Esse é só um exemplo dos severos impactos que os direitos previdenciários e assistenciais estão sujeitos, diante da automatização do aparelho estatal e, mais especificamente, da Administração Pública, responsável pela gestão desses benefícios. Aprovada no ano de 2021, a Lei do Governo Digital[3]  tem como objetivo transformar a forma como os serviços públicos são disponibilizados no Brasil, promovendo a oferta digital e, idealmente, o autosserviço[4], que é definido pela própria lei como aquele prestado sem a intervenção humana.

Em que pese a mesma legislação preveja que a digitalização dos serviços ocorrerá sem prejuízo ao direito do cidadão ao atendimento presencial[5], o que se observa por meio da práxis cotidiana é que já existe uma limitação no exercício de uma série de direitos sociais prestacionais de forma presencial. Sob o pretexto da modernização, os atendimentos presenciais espontâneos nas agências do INSS foram banidos e agora dependem de prévio agendamento por telefone ou pelos canais digitais[6].

Ademais, as previsões legislativas de que o acesso a serviços digitais deve alcançar a população de baixa renda, residente em áreas rurais e idosos, por si só, não garantem que parcelas marginalizadas digitalmente façam o uso institucional da internet e, consequentemente, sejam beneficiadas pelas políticas públicas a elas destinadas. Na verdade, ocorre justamente o contrário, os grupos mais necessitados de políticas públicas assistenciais são os que menos conseguem obter benefícios a partir da navegação on-line, seja por falta de infraestrutura ou ainda pela ausência de domínio das habilidades digitais necessárias para tanto.

Portanto, este cenário implica numa transferência do ônus do Poder Público enquanto responsável pelo fornecimento de direitos sociais prestacionais ao cidadão, em completa contrariedade à atribuição da responsabilidade estatal pela gestão dessas políticas públicas. Ademais, esta estratégia ainda mitiga o princípio da universalidade, na medida em a prestação digital não alcança todos os sujeitos potencialmente beneficiados pelas políticas previdenciárias e assistenciais.

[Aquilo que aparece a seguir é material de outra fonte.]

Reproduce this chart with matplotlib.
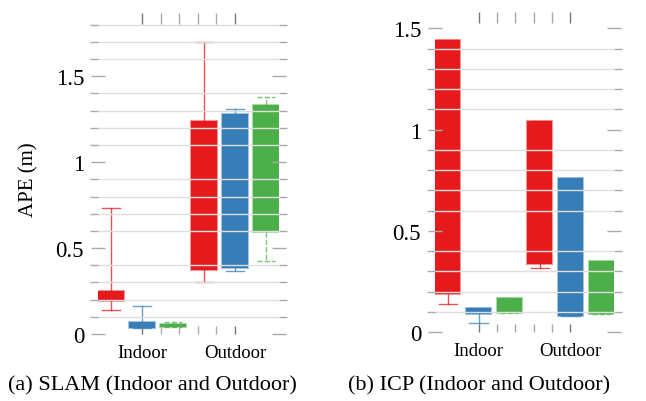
import matplotlib.pyplot as plt
from matplotlib.colors import to_rgba
from matplotlib.ticker import MultipleLocator, FixedLocator

plt.rcParams['font.family'] = ['Liberation Serif', 'DejaVu Serif']

colors = ['#e41a1c', '#377eb8', '#4daf4a', '#e41a1c', '#377eb8', '#4daf4a']
groups = ['Indoor', 'Outdoor']

# SLAM: (whisker low, q1, q3, whisker high), order: indoor r/b/g, outdoor r/b/g
slam_wlo = [0.14, 0.035, 0.039, 0.30, 0.365, 0.423]
slam_q1 = [0.19, 0.035, 0.039, 0.374, 0.384, 0.594]
slam_q3 = [0.25, 0.072, 0.058, 1.242, 1.28, 1.333]
slam_whi = [0.732, 0.165, 0.068, 1.70, 1.31, 1.381]

# ICP
icp_wlo = [0.14, 0.046, 0.095, 0.316, 0.079, 0.092]
icp_q1 = [0.187, 0.09, 0.095, 0.335, 0.079, 0.092]
icp_q3 = [1.444, 0.12, 0.168, 1.042, 0.763, 0.352]
icp_whi = [1.444, 0.12, 0.168, 1.042, 0.763, 0.352]

fig = plt.figure(figsize=(6.46, 4.02), dpi=100)
W, H = 646, 402
ax1 = fig.add_axes([98 / W, (H - 335) / H, (279 - 98) / W, (335 - 25) / H])
ax2 = fig.add_axes([435 / W, (H - 333.3) / H, (614 - 435) / W, (333.3 - 24) / H])


def draw(ax, wlo, q1, q3, whi, ymax):
    for i in range(6):
        st = [dict(med=q1[i], q1=q1[i], q3=q3[i], whislo=wlo[i], whishi=whi[i], fliers=[])]
        ls = '--' if i % 3 == 2 else '-'
        c = colors[i]
        ax.bxp(st, positions=[i], widths=0.82, capwidths=0.6, patch_artist=True,
               showfliers=False, manage_ticks=False,
               boxprops=dict(facecolor=c, edgecolor=to_rgba(c, 0.45), linewidth=1.5),
               whiskerprops=dict(color=c, linewidth=1, linestyle=ls, alpha=0.75),
               capprops=dict(color=c, linewidth=1, linestyle=ls, alpha=0.75),
               medianprops=dict(color=c, linewidth=0))
    ax.set_xlim(-0.42, 5.42)
    ax.set_ylim(0, ymax)
    for s in ax.spines.values():
        s.set_visible(False)
    ax.yaxis.set_major_locator(FixedLocator([0, 0.5, 1, 1.5]))
    ax.yaxis.set_major_formatter(plt.FuncFormatter(lambda v, p: '%g' % v))
    ax.yaxis.set_minor_locator(MultipleLocator(0.1))
    ax.tick_params(axis='y', which='major', direction='inout', length=10, width=1,
                   color='#aaaaaa', left=True, right=True, labelsize=16.5, pad=5)
    ax.tick_params(axis='y', which='minor', direction='out', length=5.8, width=1,
                   color='#aaaaaa', left=True, right=True)
    ax.grid(True, which='minor', axis='y', color='#dedede', linewidth=1, zorder=5)
    ax.set_axisbelow(False)
    ax.set_xticks([1, 4])
    ax.set_xticklabels(groups)
    ax.xaxis.set_minor_locator(FixedLocator([1.6, 2.2, 2.8, 3.4]))
    ax.tick_params(axis='x', which='major', direction='in', length=5.8, width=1,
                   color='#777777', labelsize=13.5, pad=7, top=False)
    ax.tick_params(axis='x', which='minor', direction='in', length=5.8, width=1,
                   color='#aaaaaa', top=False)
    sec = ax.secondary_xaxis('top')
    sec.set_xticks([1, 4])
    sec.set_xticklabels([])
    sec.xaxis.set_minor_locator(FixedLocator([1.6, 2.2, 2.8, 3.4]))
    sec.tick_params(axis='x', which='major', direction='out', length=7.9, width=1,
                    color='#777777', pad=0)
    sec.tick_params(axis='x', which='minor', direction='out', length=7.9, width=1,
                    color='#aaaaaa')
    sec.spines['top'].set_visible(False)


draw(ax1, slam_wlo, slam_q1, slam_q3, slam_whi, 1.804)
draw(ax2, icp_wlo, icp_q1, icp_q3, icp_whi, 1.526)

ax1.set_ylabel('APE (m)', fontsize=15, labelpad=12)

fig.text(152 / W, 1 - 386 / H, '(a) SLAM (Indoor and Outdoor)', ha='center', va='center', fontsize=16)
fig.text(479 / W, 1 - 386 / H, '(b) ICP (Indoor and Outdoor)', ha='center', va='center', fontsize=16)

fig.savefig('out.png', dpi=100)
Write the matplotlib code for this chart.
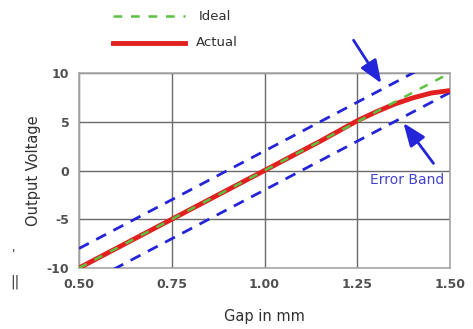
import matplotlib
matplotlib.use("Agg")
import matplotlib.pyplot as plt
import numpy as np

plt.rcParams['font.family'] = ['DejaVu Sans']

gap = [0.50, 0.55, 0.60, 0.65, 0.70, 0.75, 0.80, 0.85, 0.90, 0.95, 1.00,
       1.05, 1.10, 1.15, 1.20, 1.25, 1.30, 1.35, 1.40, 1.45, 1.50]
ideal = [-10, -9, -8, -7, -6, -5, -4, -3, -2, -1, 0,
         1, 2, 3, 4, 5, 6, 7, 8, 9, 10]
actual = [-10, -9, -8, -7, -6, -5, -4, -3, -2, -1, 0,
          1, 2, 3, 4.05, 5.1, 6.0, 6.8, 7.45, 7.95, 8.2]
band_upper = [-8, -7, -6, -5, -4, -3, -2, -1, 0, 1, 2,
              3, 4, 5, 6, 7, 8, 9, 10, 11, 12]
band_lower = [-12, -11, -10, -9, -8, -7, -6, -5, -4, -3, -2,
              -1, 0, 1, 2, 3, 4, 5, 6, 7, 8]
xticks = [0.50, 0.75, 1.00, 1.25, 1.50]
xticklabels = ["0.50", "0.75", "1.00", "1.25", "1.50"]
yticks = [-10, -5, 0, 5, 10]
yticklabels = ["-10", "-5", "0", "5", "10"]

fig = plt.figure(figsize=(4.73, 3.29), dpi=100)
ax = fig.add_axes([79/473, 1-268/329, (450-79)/473, (268-73)/329])

blue = "#2424d8"
ax.plot(gap, band_upper, color=blue, lw=2, dashes=(4, 3), zorder=3)
ax.plot(gap, band_lower, color=blue, lw=2, dashes=(4, 3), zorder=3)
ax.plot(gap, actual, color="#e32020", lw=3.5, zorder=4, solid_capstyle="butt")
ax.plot(gap, ideal, color="#5cc040", lw=1.8, dashes=(3.5, 3.5), zorder=5)

ax.set_xlim(0.5, 1.5)
ax.set_ylim(-10, 10)
ax.set_xticks(xticks)
ax.set_xticklabels(xticklabels)
ax.set_yticks(yticks)
ax.set_yticklabels(yticklabels)
ax.grid(True, color="#6a6a6a", lw=1)
ax.set_axisbelow(True)
for s in ax.spines.values():
    s.set_color("#a8a8a8")
    s.set_linewidth(1.2)
ax.tick_params(length=0, labelsize=9, labelcolor="#505050", pad=7)
for t in ax.get_xticklabels() + ax.get_yticklabels():
    t.set_fontweight("bold")
ax.set_xlabel("Gap in mm", fontsize=10.5, color="#303030", labelpad=13)
ax.set_ylabel("Output Voltage", fontsize=10.5, color="#303030", labelpad=4)

ax.annotate("", xy=(1.319, 8.7), xytext=(1.236, 13.6),
            arrowprops=dict(arrowstyle="-|>,head_length=1.4,head_width=0.55",
                            color=blue, lw=2), annotation_clip=False, zorder=6)
ax.annotate("", xy=(1.37, 5.1), xytext=(1.46, 0.5),
            arrowprops=dict(arrowstyle="-|>,head_length=1.4,head_width=0.55",
                            color=blue, lw=2), annotation_clip=False, zorder=6)
ax.text(1.385, -1.0, "Error Band", color="#4444cc", fontsize=10,
        ha="center", va="center", zorder=6)

# legend
fig.lines.append(plt.Line2D([113/473, 185/473], [1-16/329, 1-16/329],
                            color="#5cc040", lw=1.8, dashes=(3.5, 3.5),
                            transform=fig.transFigure))
fig.lines.append(plt.Line2D([113/473, 185/473], [1-43/329, 1-43/329],
                            color="#e32020", lw=3.5,
                            transform=fig.transFigure))
fig.text(199/473, 1-16/329, "Ideal", fontsize=9.5, color="#303030",
         va="center", ha="left")
fig.text(196/473, 1-43/329, "Actual", fontsize=9.5, color="#303030",
         va="center", ha="left")

fig.text(12/473, 1-255/329, "'", fontsize=9, color="#303030", va="center")
fig.text(10/473, 1-282/329, "||", fontsize=10, color="#303030", va="center")

fig.savefig("out.png", dpi=100)
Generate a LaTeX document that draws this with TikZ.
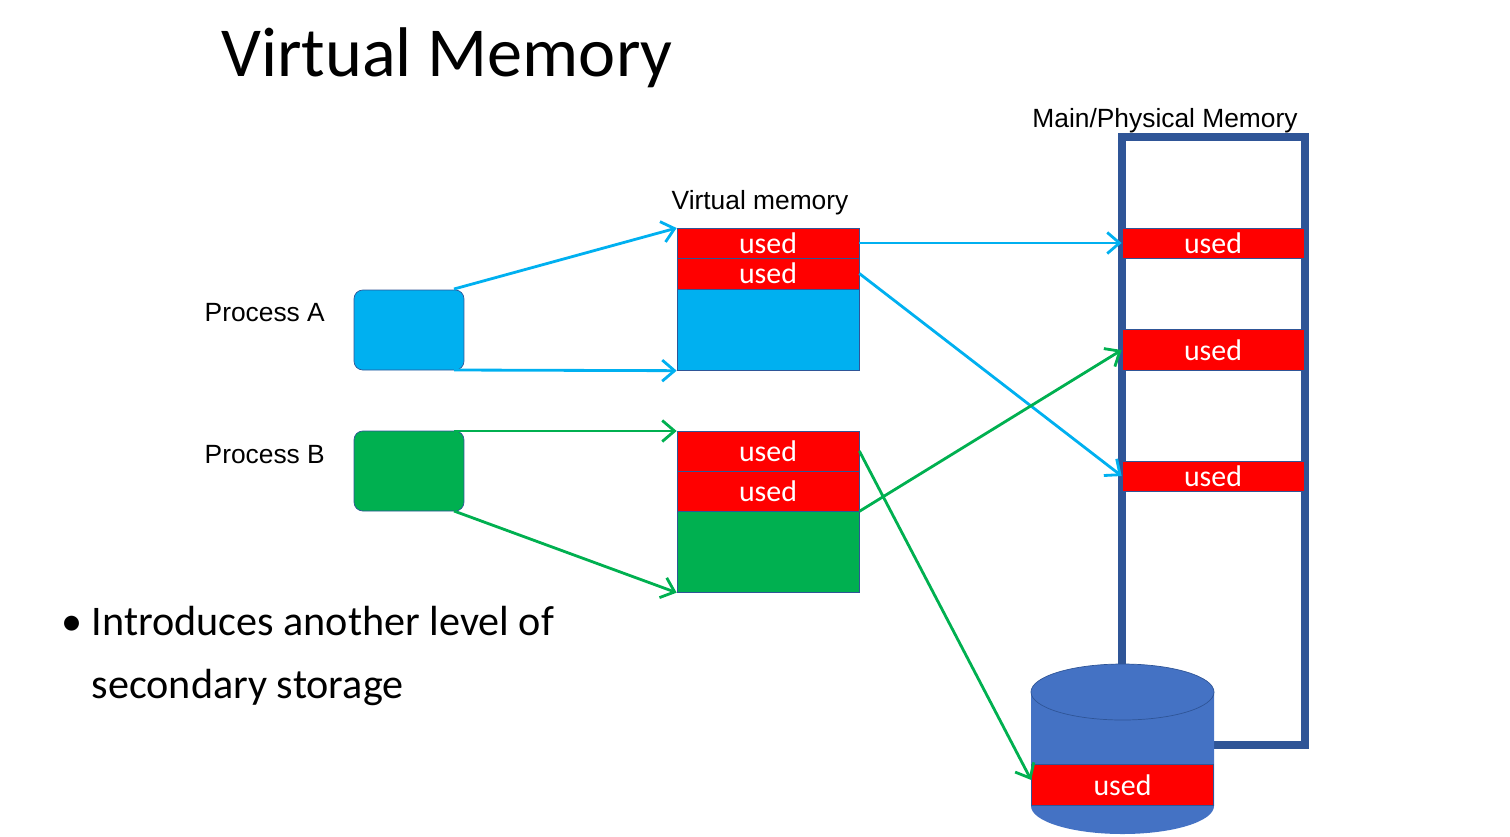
\documentclass[tikz,border=0pt]{standalone}
\usepackage{fontspec}
\setmainfont{Carlito}
\newfontfamily\arialfont{Liberation Sans}
\usetikzlibrary{arrows.meta,positioning,calc}
\definecolor{procblue}{RGB}{0,176,240}
\definecolor{procgreen}{RGB}{0,176,80}
\definecolor{usedred}{RGB}{255,0,0}
\definecolor{framenavy}{RGB}{47,85,151}
\definecolor{diskblue}{RGB}{68,114,196}
\begin{document}
\begin{tikzpicture}[x=0.02cm,y=-0.02cm,
    proc/.style={draw=framenavy,rounded corners=5pt,minimum width=2.2cm,minimum height=1.6cm,inner sep=0pt},
    vmem/.style={draw=framenavy,minimum width=3.64cm,inner sep=0pt,anchor=north},
    used/.style={draw=framenavy,fill=usedred,text=white,font=\fontsize{17}{17}\selectfont,minimum width=3.64cm,inner sep=0pt},
    lbl/.style={font=\arialfont\fontsize{15}{15}\selectfont},
    link/.style={line width=1.6pt,-{Straight Barb[length=7pt,width=12pt]}}
  ]
  \useasboundingbox (0,0) rectangle (1510,836);

  % title and bullet text
  \node[font=\fontsize{40}{40}\selectfont,anchor=west] (title) at (215,58) {Virtual Memory};
  \node[font=\fontsize{24}{36}\selectfont,anchor=north west,align=left] (bullet) at (55,600)
    {\textbullet\ Introduces another level of\\\phantom{\textbullet\ }secondary storage};

  % processes
  \node[proc,fill=procblue] (pa) at (409,330) {};
  \node[proc,fill=procgreen] (pb) at (409,471) {};
  \node[lbl,anchor=east] (pa_l) at (331,313) {Process A};
  \node[lbl,anchor=east] (pb_l) at (331,455) {Process B};

  % virtual memory
  \node[vmem,fill=procblue,minimum height=2.84cm] (va) at (768,228) {};
  \node[vmem,fill=procgreen,minimum height=3.22cm] (vb) at (768,431) {};
  \node[used,minimum height=0.6cm] (va_1) at (768,243) {used};
  \node[used,minimum height=0.62cm] (va_2) at (768,273.5) {used};
  \node[used,minimum height=0.8cm] (vb_1) at (768,451) {used};
  \node[used,minimum height=0.8cm] (vb_2) at (768,491) {used};
  \node[lbl] (v_l) at (760,203) {Virtual memory};

  % physical memory
  \draw[framenavy,line width=4.5pt] (1122,137) rectangle (1305,745);
  \node[used,minimum height=0.6cm] (m_1) at (1213,243) {used};
  \node[used,minimum height=0.82cm] (m_2) at (1213,350) {used};
  \node[used,minimum height=0.6cm] (m_3) at (1213,476) {used};
  \node[lbl] (m_l) at (1165,121) {Main/Physical Memory};

  % disk
  \fill[diskblue] (1031,692) -- (1031,806) arc[start angle=180,end angle=360,x radius=91.5,y radius=-28] -- (1214,692) -- cycle;
  \draw[framenavy,fill=diskblue] (1122.5,692) ellipse[x radius=91.5,y radius=28];
  \node[used,minimum height=0.82cm] (d_1) at (1122.5,785) {used};

  % links
  \coordinate (pa_t) at (454,289);
  \coordinate (pa_b) at (454,370);
  \coordinate (pb_t) at (454,431);
  \coordinate (pb_b) at (454,511);
  \draw[link,procblue] (pa_t) -- (va.north west);
  \draw[link,procblue] (pa_b) -- (va.south west);
  \draw[link,procgreen] (pb_t) -- (vb.north west);
  \draw[link,procgreen] (pb_b) -- (vb.south west);
  \draw[link,procblue] (va_1.east) -- (m_1.west);
  \draw[link,procblue] (va_2.east) -- (m_3.west);
  \draw[link,procgreen] (vb_2.south east) -- (m_2.west);
  \draw[link,procgreen] (vb_1.east) -- ($(d_1.west)+(0,-5)$);
\end{tikzpicture}
\end{document}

Em síntese, defende-se que o uso das novas tecnologias deve sempre observar o aprimoramento do bem-estar social e, quando empregadas pelo Poder Público, devem atuar em consonância com os direitos fundamentais garantidos. Sobretudo as transformações digitais na previdência e na assistência social devem ser encaradas de forma crítica, visto que estas possuem como objetivo a proteção social de idosos, pessoas com deficiência e em situação de pobreza, os quais, simultaneamente, compõem a parcela de marginalizados digitais.  Portanto, a busca pelo equilíbrio entre a inovação tecnológica e a proteção dos direitos sociais é um desafio importante na era digital, exigindo um cuidadoso exame das políticas e práticas para garantir que nenhum cidadão seja deixado para trás na era tecnológica.

  

 

 

[1] DECRETO Nº 10.661, DE 26 DE MARÇO DE 2021.

[2] Vide: “Exclusão digital deixa famílias pobres sem auxílio emergencial”. Disponível em: http://www.info4.com.br/ver/exibir.asp?Yw=NDA0MQ&YQ=MTQzMg&bA=MTcxOTc1Mg&b3JpZ2Vt=Mw. Acesso em 13 de setembro de 2023.

[3] LEI Nº 14.129, DE 29 DE MARÇO DE 2021: Dispõe sobre princípios, regras e instrumentos para o Governo Digital e para o aumento da eficiência pública e altera a Lei nº 7.116, de 29 de agosto de 1983, a Lei nº 12.527, de 18 de novembro de 2011 (Lei de Acesso à Informação), a Lei nº 12.682, de 9 de julho de 2012, e a Lei nº 13.460, de 26 de junho de 2017.

[4][4] Art. 14, parágrafo único, da Lei n.º 14.129/2021.

[5] Art. 14, caput, da Lei n.º 14.129/2021.